Do valor da(s) língua(s) materna(s) e
da diversidade linguística
Opinião de Margarita Correia[i]
Celebra-se hoje o Dia Internacional da Língua Materna,
proclamado pela Conferência Geral da UNESCO em 1999. A proclamação visou o
reconhecimento de que as línguas e o multilinguismo podem promover a inclusão.
A UNESCO acredita que a educação, baseada na primeira língua ou língua materna,
deve ter início logo nos primeiros anos de vida das crianças, uma vez que os
cuidados infantis e a educação básica são fundamentais para o desenvolvimento
da aprendizagem. Enquanto linguista e cidadã, não posso estar mais de acordo.
Apesar de benéfico para as crianças, promover o ensino em
língua materna pode esbarrar com obstáculos dificilmente transponíveis por
comunidades que falam línguas minoritárias, menorizadas e até em risco de
extinção, distintas das oficiais ou oficializadas dos Estados a que pertencem,
e geralmente pobres.
Para promover a educação em uma dessas línguas são
necessárias três conquistas, cujos efeitos são basilares. Por um lado, a
comunidade que a fala tem que resistir ao entorno adverso e valorizar a sua
língua, cultura e identidade, reconhecendo a importância da educação dos seus
filhos na sua própria língua, reforçando o seu amor-próprio e acesso à cidadania
plena. Por outro, a língua deverá ter alguma forma de representação escrita
estável, descrições do seu funcionamento e (meios para criar) material
didáctico. Por fim, a cultura dominante, expressa na língua oficial, deve
cultivar valores democráticos e respeito pela diversidade.
Forçoso é, neste contexto, lembrar alguns países de língua
oficial portuguesa, por serem países de enorme diversidade linguística, mas em
que apenas uma, a exógena, é língua de poder, como Angola, Guiné-Bissau,
Moçambique ou Timor-Leste. A verdade, porém, é que todos os países da CPLP são
multilingues, pela manutenção das línguas autóctones, pelo desenvolvimento de
crioulos, línguas gestuais ou de sinais e pelos imigrantes, que trazem consigo
as suas línguas e culturas – e. g. o Brasil, além das suas línguas indígenas
(talvez mais de 160 – foram muitas mais e ainda não se avaliaram os efeitos da
presente pandemia), da língua brasileira de sinais e dos registos de fronteira
(portunhol), conta com muitas línguas de imigração em uso (e. g. alemão,
japonês, italiano ou pomerano, língua baixo-saxónica, do grupo das faladas na
região do Báltico, provavelmente extinta na Europa após a II Guerra Mundial,
mas falada em Estados como Santa Catarina, Rio Grande do Sul e Espírito Santo).

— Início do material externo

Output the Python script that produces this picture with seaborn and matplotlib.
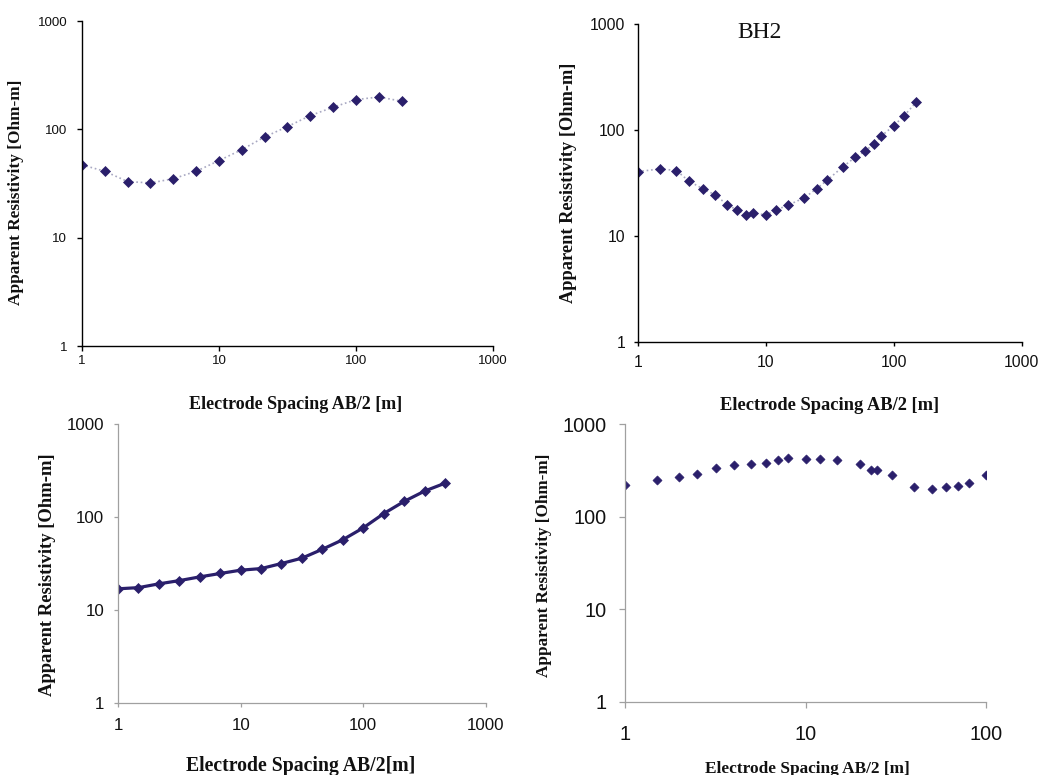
import matplotlib
matplotlib.use("Agg")
import matplotlib.pyplot as plt
from matplotlib import font_manager as fm
from matplotlib.ticker import FixedLocator, FixedFormatter, NullLocator
import seaborn as sns
import pandas as pd

# ---------------- data ----------------
tl_x = [1, 1.47, 2.15, 3.16, 4.64, 6.81, 10, 14.7, 21.5, 31.6, 46.4, 68.1, 100, 147, 215]
tl_y = [47, 41, 33, 32, 35, 41, 51.5, 65, 85, 106, 134, 160, 188, 199, 182]

tr_x = [1, 1.5, 2, 2.5, 3.2, 4, 5, 6, 7, 8, 10, 12, 15, 20, 25, 30, 40, 50, 60, 70, 80, 100, 120, 150]
tr_y = [40.5, 43, 41.5, 33, 28, 24.5, 19.7, 17.5, 15.8, 16.5, 15.8, 17.6, 19.6, 23, 28, 33.5,
        45, 55.5, 63.5, 74.5, 88, 110, 136, 184]

bl_x = [1, 1.47, 2.15, 3.16, 4.64, 6.81, 10, 14.7, 21.5, 31.6, 46.4, 68.1, 100, 147, 215, 316, 464]
bl_y = [16.9, 17.4, 19.1, 20.7, 22.7, 24.7, 26.8, 27.9, 31.6, 36.1, 45, 57, 76.5, 109, 147, 190, 231]

br_x = [1, 1.5, 2, 2.5, 3.2, 4, 5, 6, 7, 8, 10, 12, 15, 20, 23, 25, 30, 40, 50, 60, 70, 80, 100]
br_y = [221, 251, 268, 291, 332, 358, 370, 383, 412, 426, 423, 423, 412, 367, 319, 321, 279,
        207, 199, 207, 214, 233, 279]

x_ticks_1000 = [1, 10, 100, 1000]
x_ticks_100 = [1, 10, 100]
y_ticks = [1, 10, 100, 1000]
tick_labels_1000 = ["1", "10", "100", "1000"]
tick_labels_100 = ["1", "10", "100"]

x_label = "Electrode Spacing AB/2 [m]"
x_label_bl = "Electrode Spacing AB/2[m]"
y_label = "Apparent Resistivity [Ohm-m]"
title_tr = "BH2"

# ---------------- style ----------------
sns.set_theme(style="ticks")
names = {f.name for f in fm.fontManager.ttflist}
narrow = "Liberation Sans Narrow" in names
tick_family = ["Liberation Sans Narrow", "Liberation Sans", "DejaVu Sans"] if narrow else ["Liberation Sans", "DejaVu Sans"]
plt.rcParams["font.family"] = tick_family
serif = ["Liberation Serif", "DejaVu Serif"]

navy = "#2a1f6b"
dotc = "#a8a8c2"

fig = plt.figure(figsize=(10.44, 7.75), dpi=100)
ax_tl = fig.add_axes([0.0785, 0.5535, 0.3937, 0.4194])
ax_tr = fig.add_axes([0.611, 0.5587, 0.3678, 0.4103])
ax_bl = fig.add_axes([0.113, 0.0929, 0.3525, 0.36])
ax_br = fig.add_axes([0.5987, 0.0942, 0.3458, 0.3587])

df_tl = pd.DataFrame({"x": tl_x, "y": tl_y})
df_tr = pd.DataFrame({"x": tr_x, "y": tr_y})
df_bl = pd.DataFrame({"x": bl_x, "y": bl_y})
df_br = pd.DataFrame({"x": br_x, "y": br_y})

sns.lineplot(data=df_tl, x="x", y="y", ax=ax_tl, color=dotc, linestyle=":", linewidth=1.2,
             marker="D", markersize=4.8, markerfacecolor=navy, markeredgecolor=navy,
             markeredgewidth=0.5, sort=False)
sns.lineplot(data=df_tr, x="x", y="y", ax=ax_tr, color=dotc, linestyle=":", linewidth=1.2,
             marker="D", markersize=5.0, markerfacecolor=navy, markeredgecolor=navy,
             markeredgewidth=0.5, sort=False)
sns.lineplot(data=df_bl, x="x", y="y", ax=ax_bl, color=navy, linestyle="-", linewidth=2.3,
             marker="D", markersize=5.0, markerfacecolor=navy, markeredgecolor=navy,
             markeredgewidth=0.5, sort=False)
sns.scatterplot(data=df_br, x="x", y="y", ax=ax_br, color=navy, marker="D", s=22,
                edgecolor=navy, linewidth=0.4)


def setup(ax, xmax, xticks, xlabels, spine_color, spine_w, tsize, tick_len, xpad, ypad,
          xl, xl_size, xl_pos, yl_size, yl_pos):
    ax.set_xscale("log")
    ax.set_yscale("log")
    ax.set_xlim(1, xmax)
    ax.set_ylim(1, 1000)
    ax.xaxis.set_major_locator(FixedLocator(xticks))
    ax.xaxis.set_major_formatter(FixedFormatter(xlabels))
    ax.yaxis.set_major_locator(FixedLocator(y_ticks))
    ax.yaxis.set_major_formatter(FixedFormatter(tick_labels_1000))
    ax.xaxis.set_minor_locator(NullLocator())
    ax.yaxis.set_minor_locator(NullLocator())
    for s in ["top", "right"]:
        ax.spines[s].set_visible(False)
    for s in ["left", "bottom"]:
        ax.spines[s].set_color(spine_color)
        ax.spines[s].set_linewidth(spine_w)
    ax.tick_params(axis="both", which="major", direction="out", length=tick_len,
                   width=spine_w, color=spine_color, labelsize=tsize, labelcolor="#111111")
    ax.tick_params(axis="x", pad=xpad)
    ax.tick_params(axis="y", pad=ypad)
    ax.set_facecolor("white")
    ax.set_xlabel(xl, family=serif, fontweight="bold", fontsize=xl_size, color="#111111")
    ax.set_ylabel(y_label, family=serif, fontweight="bold", fontsize=yl_size, color="#111111")
    ax.xaxis.set_label_coords(*xl_pos)
    ax.yaxis.set_label_coords(*yl_pos)


if narrow:
    ts = [11, 13.5, 14.5, 16.5]
else:
    ts = [9.6, 11.3, 12.2, 14.3]

setup(ax_tl, 1000, x_ticks_1000, tick_labels_1000, "black", 1.0, ts[0], 3.6, 2.5, 7,
      x_label, 13, (0.521, -0.155), 12.4, (-0.141, 0.472))
setup(ax_tr, 1000, x_ticks_1000, tick_labels_1000, "black", 1.0, ts[1], 3.0, 6, 6,
      x_label, 13.3, (0.5, -0.172), 13.2, (-0.159, 0.5))
setup(ax_bl, 1000, x_ticks_1000, tick_labels_1000, "#a0a0a0", 0.9, ts[2], 3.0, 8, 7,
      x_label_bl, 14.2, (0.497, -0.19), 13.4, (-0.168, 0.459))
setup(ax_br, 100, x_ticks_100, tick_labels_100, "#a0a0a0", 0.9, ts[3], 4.3, 12, 9,
      x_label, 12.4, (0.504, -0.212), 12.3, (-0.202, 0.493))

ax_tr.text(0.318, 0.972, title_tr, transform=ax_tr.transAxes, ha="center", va="center",
           family=serif, fontsize=17, color="#111111")

fig.savefig("out.png", dpi=100, facecolor="white")
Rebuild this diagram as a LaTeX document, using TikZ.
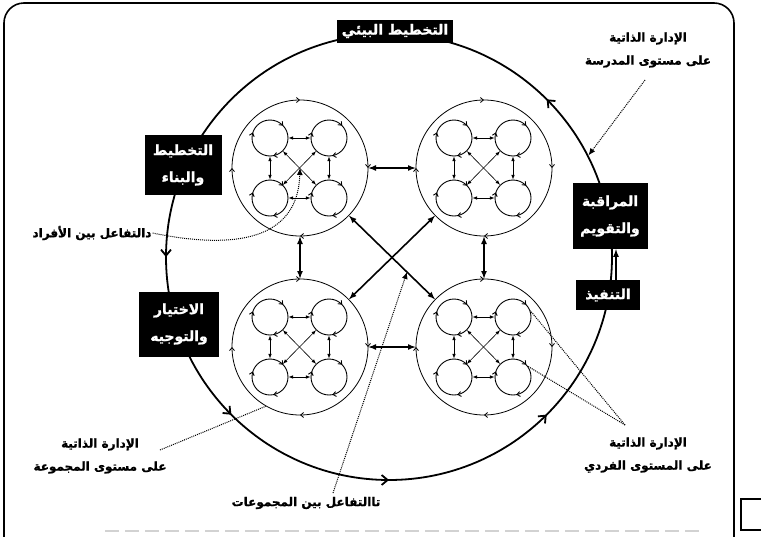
\documentclass[tikz,border=0pt]{standalone}
\usepackage{fontspec}
\usetikzlibrary{arrows.meta,decorations.markings}
\newfontfamily\arabicfont[Script=Arabic, BoldFeatures={FakeBold=1.2}]{DejaVu Sans}
\TeXXeTstate=1
\newcommand{\artext}[1]{\beginR #1\endR}

\tikzset{
  >=latex,
  % small circles (individuals), turning clockwise on the page
  unit/.style={circle, draw, line width=0.9pt, inner sep=0pt, minimum size=36pt,
    decoration={markings,
      mark=at position 0.12 with {\arrowreversed{Straight Barb[length=3pt,width=5pt]}},
      mark=at position 0.45 with {\arrowreversed{Straight Barb[length=3pt,width=5pt]}},
      mark=at position 0.78 with {\arrowreversed{Straight Barb[length=3pt,width=5pt]}}},
    postaction={decorate}},
  % group circles
  group/.style={circle, draw, line width=0.8pt, inner sep=0pt, minimum size=136pt,
    decoration={markings,
      mark=at position 0 with {\arrowreversed{Straight Barb[length=3pt,width=5pt]}},
      mark=at position 0.25 with {\arrowreversed{Straight Barb[length=3pt,width=5pt]}},
      mark=at position 0.5 with {\arrowreversed{Straight Barb[length=3pt,width=5pt]}},
      mark=at position 0.75 with {\arrowreversed{Straight Barb[length=3pt,width=5pt]}}},
    postaction={decorate}},
  % the school circle, turning anticlockwise on the page
  bigring/.style={circle, draw, line width=1.8pt, inner sep=0pt, minimum size=446pt,
    decoration={markings,
      mark=at position 0.125 with {\arrow{Straight Barb[length=6pt,width=10pt]}},
      mark=at position 0.417 with {\arrow{Straight Barb[length=6pt,width=10pt]}},
      mark=at position 0.5 with {\arrow{Straight Barb[length=6pt,width=10pt]}},
      mark=at position 0.625 with {\arrow{Straight Barb[length=6pt,width=10pt]}},
      mark=at position 0.75 with {\arrow{Straight Barb[length=6pt,width=10pt]}},
      mark=at position 0.875 with {\arrow{Straight Barb[length=6pt,width=10pt]}}},
    postaction={decorate}},
  lbl/.style={font=\arabicfont\bfseries\fontsize{12}{23}\selectfont, align=center, inner sep=1pt},
  stagebox/.style={font=\arabicfont\bfseries\fontsize{14}{27}\selectfont, align=center,
    fill=black, text=white, inner sep=2pt},
  leader/.style={densely dotted, line width=1pt},
  leadtip/.style={-{Latex[length=7pt,width=6pt]}},
  link/.style={<->, line width=0.6pt},
  grouplink/.style={<->, line width=1.6pt},
}

\begin{document}
\begin{tikzpicture}[x=1pt, y=-1pt]
\useasboundingbox (0,0) rectangle (761,536);

% frame
\draw[line width=1.6pt, rounded corners=20pt] (4,540) -- (4,3) -- (734,3) -- (734,540);
\draw[line width=1.2pt] (741,499) rectangle (770,530);
\draw[gray!35, dash pattern=on 14pt off 6pt, line width=2pt] (105,531) -- (705,531);

% school level
\node[bigring] (big) at (389,257) {};

% groups and individuals
\foreach \g/\cx/\cy in {tl/300/168, tr/484/168, bl/300/347, br/484/347} {
  \node[group] (\g) at (\cx,\cy) {};
  \node[unit] (\g1) at (\cx-30,\cy-30) {};
  \node[unit] (\g2) at (\cx+29,\cy-30) {};
  \node[unit] (\g3) at (\cx-30,\cy+30) {};
  \node[unit] (\g4) at (\cx+29,\cy+30) {};
  \draw[link] (\g1) -- (\g2);
  \draw[link] (\g3) -- (\g4);
  \draw[link] (\g1) -- (\g3);
  \draw[link] (\g2) -- (\g4);
  \draw[link] (\g1) -- (\g4);
  \draw[link] (\g2) -- (\g3);
}

% links between groups
\draw[grouplink] (tl) -- (tr);
\draw[grouplink] (bl) -- (br);
\draw[grouplink] (tl) -- (bl);
\draw[grouplink] (tr) -- (br);
\draw[grouplink] (tl) -- (br);
\draw[grouplink] (tr) -- (bl);

% stages on the school circle
\node[stagebox, minimum width=116pt, minimum height=23pt] (env) at (395,31) {\artext{التخطيط البيئي}};
\node[stagebox, minimum width=77pt, minimum height=60pt] (plan) at (183,165) {\artext{التخطيط}\\\artext{والبناء}};
\node[stagebox, minimum width=80pt, minimum height=65pt] (choose) at (179,324) {\artext{الاختيار}\\\artext{والتوجيه}};
\node[stagebox, minimum width=75pt, minimum height=66pt] (monitor) at (610,216) {\artext{المراقبة}\\\artext{والتقويم}};
\node[stagebox, minimum width=64pt, minimum height=30pt] (exec) at (608,295) {\artext{التنفيذ}};
\draw[->, line width=1.6pt] ([xshift=8pt]exec.north) -- ([xshift=6pt]monitor.south);

% labels and leaders
\node[lbl] (school) at (648,50) {\artext{الإدارة الذاتية}\\\artext{على مستوى المدرسة}};
\coordinate (schoolfoot) at (645,80);
\draw[leader, leadtip] (schoolfoot) -- (big.27);

\node[lbl] (indiv) at (92,233) {\artext{دالتفاعل بين الأفراد}};
\draw[leader, leadtip] (indiv.east) .. controls (235,250) and (298,240) .. (tl.center);

\node[lbl] (grplvl) at (100,456) {\artext{الإدارة الذاتية}\\\artext{على مستوى المجموعة}};
\coordinate (grpfoot) at (160,450);
\draw[leader] (grpfoot) -- (bl.240);

\node[lbl] (perslvl) at (648,455) {\artext{الإدارة الذاتية}\\\artext{على المستوى الفردي}};
\coordinate (persfoot) at (625,425);
\draw[leader] (persfoot) -- (br2.20);
\draw[leader] (persfoot) -- (br4.35);

\node[lbl] (between) at (306,503) {\artext{تاالتفاعل بين المجموعات}};
\coordinate (betweenfoot) at (333,493);
\coordinate (cross) at (407,272);
\draw[leader, leadtip] (betweenfoot) -- (cross);
\end{tikzpicture}
\end{document}
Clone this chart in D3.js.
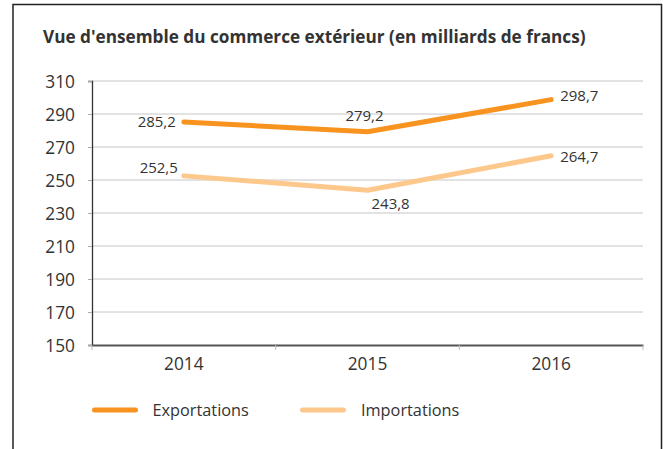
<!DOCTYPE html>
<html><head><meta charset="utf-8">
<script src="https://cdn.jsdelivr.net/npm/d3@7"></script>
<style>
html,body{margin:0;padding:0;background:#fff;}
svg{display:block;}
text{font-family:"Open Sans",sans-serif;fill:#333;}
</style></head>
<body><svg id="c" width="663" height="449"></svg>
<script>
const title = "Vue d'ensemble du commerce extérieur (en milliards de francs)";
const years = ["2014", "2015", "2016"];
const exportations = [285.2, 279.2, 298.7];
const importations = [252.5, 243.8, 264.7];
const yTicks = [150, 170, 190, 210, 230, 250, 270, 290, 310];
const seriesNames = ["Exportations", "Importations"];
const colors = ["#F7931E", "#FDC88C"];

const fmt = v => d3.format(".1f")(v).replace(".", ",");

const svg = d3.select("#c");
// frame
svg.append("path").attr("d", "M13,460 V4.5 H661.5 V460")
  .attr("fill", "none").attr("stroke", "#222").attr("stroke-width", 1.5);

svg.append("text").attr("x", 43).attr("y", 42.5)
  .attr("font-size", 17.2).attr("font-weight", 700).attr("fill", "#222")
  .text(title);

const m = {l: 92, r: 643, t: 81, b: 345};
const x = d3.scaleBand().domain(years).range([m.l, m.r]);
const y = d3.scaleLinear().domain([150, 310]).range([m.b, m.t]);

// gridlines
svg.append("g").selectAll("line").data(yTicks.filter(d => d > 150)).join("line")
  .attr("x1", m.l).attr("x2", m.r).attr("y1", d => y(d)).attr("y2", d => y(d))
  .attr("stroke", "#c6c6c6").attr("stroke-width", 1);

// y axis
const ya = svg.append("g").attr("transform", `translate(${m.l},0)`)
  .call(d3.axisLeft(y).tickValues(yTicks).tickSize(4).tickPadding(13));
ya.select(".domain").attr("stroke", "#333").attr("stroke-width", 1.3);
ya.selectAll(".tick line").attr("stroke", "#aaa");
ya.selectAll("text").attr("font-size", 17.3).attr("fill", "#333").attr("font-family", "Open Sans").attr("dy", "0.36em");

// x axis
const xa = svg.append("g").attr("transform", `translate(0,${m.b})`)
  .call(d3.axisBottom(x).tickSize(0).tickPadding(13));
xa.select(".domain").attr("stroke", "#555").attr("stroke-width", 2);
xa.selectAll("text").attr("font-size", 17.3).attr("fill", "#333").attr("font-family", "Open Sans");
// boundary ticks
const bounds = [m.l].concat(years.map(d => x(d) + x.bandwidth()));
svg.append("g").selectAll("line").data(bounds).join("line")
  .attr("x1", d => d).attr("x2", d => d).attr("y1", m.b).attr("y2", m.b + 5)
  .attr("stroke", "#bbb").attr("stroke-width", 1);

const cx = d => x(d) + x.bandwidth() / 2;
const line = d3.line().x((d, i) => cx(years[i])).y(d => y(d));

[[importations, colors[1]], [exportations, colors[0]]].forEach(([s, c]) => {
  svg.append("path").datum(s).attr("d", line).attr("fill", "none")
    .attr("stroke", c).attr("stroke-width", 5).attr("stroke-linecap", "round").attr("stroke-linejoin", "round");
});

// labels
const lab = (xv, yv, t, anchor) => svg.append("text").attr("x", xv).attr("y", yv)
  .attr("font-size", 15).attr("text-anchor", anchor).attr("fill", "#333").text(t);
lab(cx(years[0]) - 8, y(exportations[0]) + 5, fmt(exportations[0]), "end");
lab(cx(years[1]) - 3, y(exportations[1]) - 11, fmt(exportations[1]), "middle");
lab(cx(years[2]) + 9, y(exportations[2]) + 1, fmt(exportations[2]), "start");
lab(cx(years[0]) - 6, y(importations[0]) - 3, fmt(importations[0]), "end");
lab(cx(years[1]) + 4, y(importations[1]) + 19, fmt(importations[1]), "start");
lab(cx(years[2]) + 9, y(importations[2]) + 6, fmt(importations[2]), "start");

// legend
const lg = [[92.5, 137.5, 152.5], [300.5, 345.5, 361]];
seriesNames.forEach((n, i) => {
  svg.append("line").attr("x1", lg[i][0] + 2).attr("x2", lg[i][1] - 2).attr("y1", 410).attr("y2", 410)
    .attr("stroke", colors[i]).attr("stroke-width", 5).attr("stroke-linecap", "round");
  svg.append("text").attr("x", lg[i][2]).attr("y", 416).attr("font-size", 16.3).attr("fill", "#333").text(n);
});
</script></body></html>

Também Portugal é um país cada vez mais multilingue (e
multivarietal), embora a sociedade não se tenha ainda capacitado da riqueza que
essa diversidade lhe traz. Além de português, mirandês, língua gestual
portuguesa e línguas dos países de língua portuguesa, importa realçar as muitas
línguas que fazem hoje parte do nosso panorama linguístico, fruto da imigração
e do acolhimento de refugiados. Uma prova do impacto desta diversidade
linguística foi a entrada da disciplina de Português Língua Não Materna (PLNM)
no currículo nacional, no início do século, e as suas novas regras de
funcionamento, publicadas a 16 de Fevereiro, com o objectivo de tornar a escola
mais inclusiva.
Possibilitar o desenvolvimento da(s) língua(s) materna(s) e a
exposição precoce a outras línguas é um dos mais importantes patrimónios que
podemos legar às futuras gerações, que se tornarão assim mais preparadas e
tolerantes. As nossas crianças apenas têm a ganhar em conhecer outras formas de
ver o mundo e outras formas de o expressar. De resto, todos nós também.